>> start
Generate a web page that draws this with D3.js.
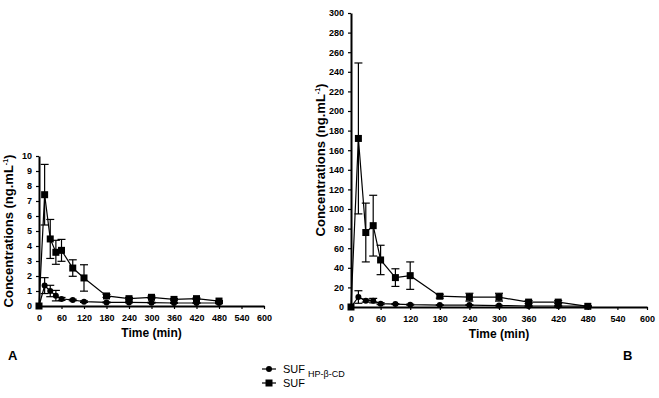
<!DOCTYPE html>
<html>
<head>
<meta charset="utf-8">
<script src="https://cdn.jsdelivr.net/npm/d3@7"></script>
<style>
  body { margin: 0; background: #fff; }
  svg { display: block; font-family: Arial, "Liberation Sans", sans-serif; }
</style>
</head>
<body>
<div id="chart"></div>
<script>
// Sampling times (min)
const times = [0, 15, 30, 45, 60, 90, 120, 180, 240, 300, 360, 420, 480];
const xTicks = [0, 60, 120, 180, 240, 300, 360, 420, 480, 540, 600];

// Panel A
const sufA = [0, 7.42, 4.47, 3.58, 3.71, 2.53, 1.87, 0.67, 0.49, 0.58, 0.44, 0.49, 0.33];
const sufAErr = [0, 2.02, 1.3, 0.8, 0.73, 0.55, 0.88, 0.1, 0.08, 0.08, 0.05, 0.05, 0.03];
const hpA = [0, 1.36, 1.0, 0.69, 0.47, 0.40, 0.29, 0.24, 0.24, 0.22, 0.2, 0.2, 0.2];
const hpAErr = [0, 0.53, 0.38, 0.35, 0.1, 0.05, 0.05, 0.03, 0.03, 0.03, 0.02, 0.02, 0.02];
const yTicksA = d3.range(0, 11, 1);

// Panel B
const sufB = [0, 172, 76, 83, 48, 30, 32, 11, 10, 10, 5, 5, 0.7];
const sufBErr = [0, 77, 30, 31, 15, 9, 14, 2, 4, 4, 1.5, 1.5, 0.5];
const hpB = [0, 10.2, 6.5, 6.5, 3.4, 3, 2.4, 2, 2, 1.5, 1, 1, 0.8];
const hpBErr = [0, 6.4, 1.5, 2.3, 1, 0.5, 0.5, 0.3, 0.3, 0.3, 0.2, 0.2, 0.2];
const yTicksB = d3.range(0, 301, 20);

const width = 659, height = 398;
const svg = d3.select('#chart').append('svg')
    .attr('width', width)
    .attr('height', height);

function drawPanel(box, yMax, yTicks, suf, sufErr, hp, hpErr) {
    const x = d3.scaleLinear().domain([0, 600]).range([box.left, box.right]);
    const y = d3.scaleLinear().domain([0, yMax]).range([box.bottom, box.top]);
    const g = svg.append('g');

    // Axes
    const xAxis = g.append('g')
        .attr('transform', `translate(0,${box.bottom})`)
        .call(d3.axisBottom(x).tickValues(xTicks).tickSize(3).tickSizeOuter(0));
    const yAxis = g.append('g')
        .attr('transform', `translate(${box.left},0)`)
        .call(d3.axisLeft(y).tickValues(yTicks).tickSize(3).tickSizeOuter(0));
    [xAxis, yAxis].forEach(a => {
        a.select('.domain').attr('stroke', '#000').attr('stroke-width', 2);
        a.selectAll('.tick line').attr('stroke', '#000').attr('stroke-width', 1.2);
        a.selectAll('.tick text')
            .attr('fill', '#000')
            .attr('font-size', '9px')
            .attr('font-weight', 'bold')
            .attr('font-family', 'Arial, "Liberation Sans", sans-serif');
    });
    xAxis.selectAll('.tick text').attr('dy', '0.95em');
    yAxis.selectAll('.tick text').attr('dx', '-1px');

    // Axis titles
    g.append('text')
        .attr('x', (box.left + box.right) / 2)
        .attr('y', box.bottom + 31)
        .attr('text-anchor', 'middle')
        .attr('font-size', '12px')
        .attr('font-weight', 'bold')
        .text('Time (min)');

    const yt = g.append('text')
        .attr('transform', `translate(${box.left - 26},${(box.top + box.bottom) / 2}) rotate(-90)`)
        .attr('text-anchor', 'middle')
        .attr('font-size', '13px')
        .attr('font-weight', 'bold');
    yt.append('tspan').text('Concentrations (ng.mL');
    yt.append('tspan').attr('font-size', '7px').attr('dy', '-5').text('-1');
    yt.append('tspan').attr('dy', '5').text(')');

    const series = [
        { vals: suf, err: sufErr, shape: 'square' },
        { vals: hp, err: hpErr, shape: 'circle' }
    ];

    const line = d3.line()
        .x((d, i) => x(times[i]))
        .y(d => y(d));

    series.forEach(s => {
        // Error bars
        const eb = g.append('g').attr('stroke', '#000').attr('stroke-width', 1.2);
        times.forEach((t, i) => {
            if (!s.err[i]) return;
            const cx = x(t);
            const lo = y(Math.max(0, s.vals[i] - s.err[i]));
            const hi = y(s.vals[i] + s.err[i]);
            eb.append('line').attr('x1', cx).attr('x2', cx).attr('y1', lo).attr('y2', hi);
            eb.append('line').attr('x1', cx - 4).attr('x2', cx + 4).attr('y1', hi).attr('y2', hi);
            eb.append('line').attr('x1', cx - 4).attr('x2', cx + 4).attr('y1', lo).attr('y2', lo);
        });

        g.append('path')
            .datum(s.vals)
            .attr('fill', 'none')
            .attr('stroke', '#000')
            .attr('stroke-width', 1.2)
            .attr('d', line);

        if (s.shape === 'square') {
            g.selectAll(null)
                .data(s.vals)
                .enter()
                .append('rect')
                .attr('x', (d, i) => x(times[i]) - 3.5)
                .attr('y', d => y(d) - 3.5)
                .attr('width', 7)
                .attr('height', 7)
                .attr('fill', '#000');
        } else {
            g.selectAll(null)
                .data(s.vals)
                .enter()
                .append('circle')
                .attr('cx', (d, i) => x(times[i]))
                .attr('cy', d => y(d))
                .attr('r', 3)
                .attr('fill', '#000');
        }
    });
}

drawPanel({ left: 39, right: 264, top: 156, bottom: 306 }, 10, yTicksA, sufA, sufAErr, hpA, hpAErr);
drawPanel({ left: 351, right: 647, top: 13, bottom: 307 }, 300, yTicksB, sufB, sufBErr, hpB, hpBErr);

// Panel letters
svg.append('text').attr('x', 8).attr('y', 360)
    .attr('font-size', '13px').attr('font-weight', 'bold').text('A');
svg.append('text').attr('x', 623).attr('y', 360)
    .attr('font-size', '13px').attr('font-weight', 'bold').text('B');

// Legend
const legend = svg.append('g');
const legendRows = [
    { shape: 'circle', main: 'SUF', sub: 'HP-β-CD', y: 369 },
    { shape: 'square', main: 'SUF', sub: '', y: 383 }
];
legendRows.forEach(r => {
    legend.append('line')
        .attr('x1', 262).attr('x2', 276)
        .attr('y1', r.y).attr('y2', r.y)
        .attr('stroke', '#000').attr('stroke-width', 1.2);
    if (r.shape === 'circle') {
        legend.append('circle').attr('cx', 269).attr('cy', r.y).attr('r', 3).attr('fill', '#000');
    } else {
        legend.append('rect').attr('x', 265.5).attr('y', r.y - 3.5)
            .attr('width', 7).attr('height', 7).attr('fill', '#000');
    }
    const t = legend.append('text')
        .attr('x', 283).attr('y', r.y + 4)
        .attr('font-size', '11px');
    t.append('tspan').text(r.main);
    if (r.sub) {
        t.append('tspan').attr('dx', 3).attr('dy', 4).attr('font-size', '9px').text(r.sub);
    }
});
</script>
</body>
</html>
>> end
▸ WORK INSTRUCTIONS
Reproduce the material above in full and without alteration, but skip all pictures.

▸ TASK OUTPUT
Generate a web page that draws this with D3.js.
<!DOCTYPE html>
<html>
<head>
<meta charset="utf-8">
<script src="https://cdn.jsdelivr.net/npm/d3@7"></script>
<style>
  body { margin: 0; background: #fff; }
  svg { display: block; font-family: Arial, "Liberation Sans", sans-serif; }
</style>
</head>
<body>
<div id="chart"></div>
<script>
// Sampling times (min)
const times = [0, 15, 30, 45, 60, 90, 120, 180, 240, 300, 360, 420, 480];
const xTicks = [0, 60, 120, 180, 240, 300, 360, 420, 480, 540, 600];

// Panel A
const sufA = [0, 7.42, 4.47, 3.58, 3.71, 2.53, 1.87, 0.67, 0.49, 0.58, 0.44, 0.49, 0.33];
const sufAErr = [0, 2.02, 1.3, 0.8, 0.73, 0.55, 0.88, 0.1, 0.08, 0.08, 0.05, 0.05, 0.03];
const hpA = [0, 1.36, 1.0, 0.69, 0.47, 0.40, 0.29, 0.24, 0.24, 0.22, 0.2, 0.2, 0.2];
const hpAErr = [0, 0.53, 0.38, 0.35, 0.1, 0.05, 0.05, 0.03, 0.03, 0.03, 0.02, 0.02, 0.02];
const yTicksA = d3.range(0, 11, 1);

// Panel B
const sufB = [0, 172, 76, 83, 48, 30, 32, 11, 10, 10, 5, 5, 0.7];
const sufBErr = [0, 77, 30, 31, 15, 9, 14, 2, 4, 4, 1.5, 1.5, 0.5];
const hpB = [0, 10.2, 6.5, 6.5, 3.4, 3, 2.4, 2, 2, 1.5, 1, 1, 0.8];
const hpBErr = [0, 6.4, 1.5, 2.3, 1, 0.5, 0.5, 0.3, 0.3, 0.3, 0.2, 0.2, 0.2];
const yTicksB = d3.range(0, 301, 20);

const width = 659, height = 398;
const svg = d3.select('#chart').append('svg')
    .attr('width', width)
    .attr('height', height);

function drawPanel(box, yMax, yTicks, suf, sufErr, hp, hpErr) {
    const x = d3.scaleLinear().domain([0, 600]).range([box.left, box.right]);
    const y = d3.scaleLinear().domain([0, yMax]).range([box.bottom, box.top]);
    const g = svg.append('g');

    // Axes
    const xAxis = g.append('g')
        .attr('transform', `translate(0,${box.bottom})`)
        .call(d3.axisBottom(x).tickValues(xTicks).tickSize(3).tickSizeOuter(0));
    const yAxis = g.append('g')
        .attr('transform', `translate(${box.left},0)`)
        .call(d3.axisLeft(y).tickValues(yTicks).tickSize(3).tickSizeOuter(0));
    [xAxis, yAxis].forEach(a => {
        a.select('.domain').attr('stroke', '#000').attr('stroke-width', 2);
        a.selectAll('.tick line').attr('stroke', '#000').attr('stroke-width', 1.2);
        a.selectAll('.tick text')
            .attr('fill', '#000')
            .attr('font-size', '9px')
            .attr('font-weight', 'bold')
            .attr('font-family', 'Arial, "Liberation Sans", sans-serif');
    });
    xAxis.selectAll('.tick text').attr('dy', '0.95em');
    yAxis.selectAll('.tick text').attr('dx', '-1px');

    // Axis titles
    g.append('text')
        .attr('x', (box.left + box.right) / 2)
        .attr('y', box.bottom + 31)
        .attr('text-anchor', 'middle')
        .attr('font-size', '12px')
        .attr('font-weight', 'bold')
        .text('Time (min)');

    const yt = g.append('text')
        .attr('transform', `translate(${box.left - 26},${(box.top + box.bottom) / 2}) rotate(-90)`)
        .attr('text-anchor', 'middle')
        .attr('font-size', '13px')
        .attr('font-weight', 'bold');
    yt.append('tspan').text('Concentrations (ng.mL');
    yt.append('tspan').attr('font-size', '7px').attr('dy', '-5').text('-1');
    yt.append('tspan').attr('dy', '5').text(')');

    const series = [
        { vals: suf, err: sufErr, shape: 'square' },
        { vals: hp, err: hpErr, shape: 'circle' }
    ];

    const line = d3.line()
        .x((d, i) => x(times[i]))
        .y(d => y(d));

    series.forEach(s => {
        // Error bars
        const eb = g.append('g').attr('stroke', '#000').attr('stroke-width', 1.2);
        times.forEach((t, i) => {
            if (!s.err[i]) return;
            const cx = x(t);
            const lo = y(Math.max(0, s.vals[i] - s.err[i]));
            const hi = y(s.vals[i] + s.err[i]);
            eb.append('line').attr('x1', cx).attr('x2', cx).attr('y1', lo).attr('y2', hi);
            eb.append('line').attr('x1', cx - 4).attr('x2', cx + 4).attr('y1', hi).attr('y2', hi);
            eb.append('line').attr('x1', cx - 4).attr('x2', cx + 4).attr('y1', lo).attr('y2', lo);
        });

        g.append('path')
            .datum(s.vals)
            .attr('fill', 'none')
            .attr('stroke', '#000')
            .attr('stroke-width', 1.2)
            .attr('d', line);

        if (s.shape === 'square') {
            g.selectAll(null)
                .data(s.vals)
                .enter()
                .append('rect')
                .attr('x', (d, i) => x(times[i]) - 3.5)
                .attr('y', d => y(d) - 3.5)
                .attr('width', 7)
                .attr('height', 7)
                .attr('fill', '#000');
        } else {
            g.selectAll(null)
                .data(s.vals)
                .enter()
                .append('circle')
                .attr('cx', (d, i) => x(times[i]))
                .attr('cy', d => y(d))
                .attr('r', 3)
                .attr('fill', '#000');
        }
    });
}

drawPanel({ left: 39, right: 264, top: 156, bottom: 306 }, 10, yTicksA, sufA, sufAErr, hpA, hpAErr);
drawPanel({ left: 351, right: 647, top: 13, bottom: 307 }, 300, yTicksB, sufB, sufBErr, hpB, hpBErr);

// Panel letters
svg.append('text').attr('x', 8).attr('y', 360)
    .attr('font-size', '13px').attr('font-weight', 'bold').text('A');
svg.append('text').attr('x', 623).attr('y', 360)
    .attr('font-size', '13px').attr('font-weight', 'bold').text('B');

// Legend
const legend = svg.append('g');
const legendRows = [
    { shape: 'circle', main: 'SUF', sub: 'HP-β-CD', y: 369 },
    { shape: 'square', main: 'SUF', sub: '', y: 383 }
];
legendRows.forEach(r => {
    legend.append('line')
        .attr('x1', 262).attr('x2', 276)
        .attr('y1', r.y).attr('y2', r.y)
        .attr('stroke', '#000').attr('stroke-width', 1.2);
    if (r.shape === 'circle') {
        legend.append('circle').attr('cx', 269).attr('cy', r.y).attr('r', 3).attr('fill', '#000');
    } else {
        legend.append('rect').attr('x', 265.5).attr('y', r.y - 3.5)
            .attr('width', 7).attr('height', 7).attr('fill', '#000');
    }
    const t = legend.append('text')
        .attr('x', 283).attr('y', r.y + 4)
        .attr('font-size', '11px');
    t.append('tspan').text(r.main);
    if (r.sub) {
        t.append('tspan').attr('dx', 3).attr('dy', 4).attr('font-size', '9px').text(r.sub);
    }
});
</script>
</body>
</html>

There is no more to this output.